Terjemahan Pok-Pok (po’-po’) Tem berasal dari kata Pok-Pok artinya dipukul-pukul, Tem artinya kaleng. Entah bagaimana sejarahnya Pok-Pok Tem
“pukul-pukul kaleng” menjadi bahasa sandi terhadap pejuang-pejuang
Gerakan Aceh Merdeka (GAM) yang uniknya hanya khusus untuk Kenawat Lut
saja. Pok-Pok Tem tidak dikenal di wilayah GAM Linge lainnya, demikian
dikatakan Renggali, kombatan GAM yang kini sebagai Ketua Partai Aceh
(PA) Aceh Tengah. Istilah umum bagi yang bergabung dalam gerakan
separatis baik DI/TII atau GAM di Gayo adalah Nik ku Bur.
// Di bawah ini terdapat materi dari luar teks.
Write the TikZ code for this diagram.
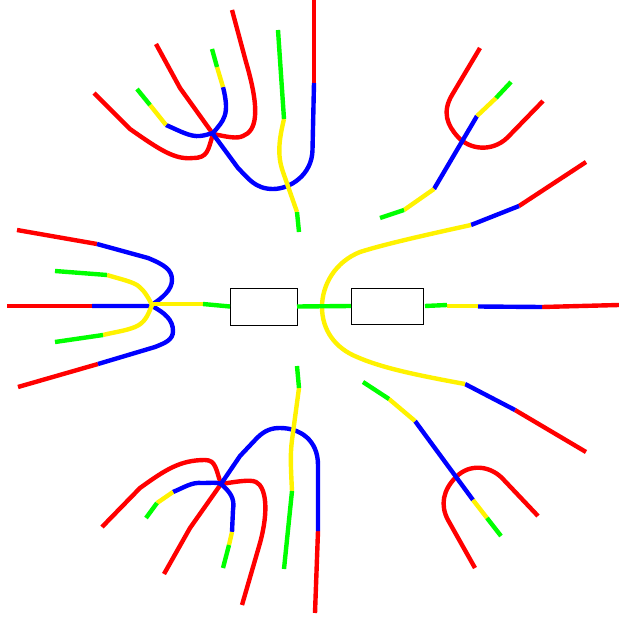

Pun begitu, pernah mendengar cerita jika
istilah Pok-Pok Tem sebelum menjadi “kata sandi GAM” sering diucapkan
oleh seorang ibu yang bersuku Aceh yang sudah menjadi warga kampung
Kenawat dan mempunyai banyak anak. Dia sering ngomelin anak-anaknya yang
“dagi”, sebutan untuk anak yang hyperactive.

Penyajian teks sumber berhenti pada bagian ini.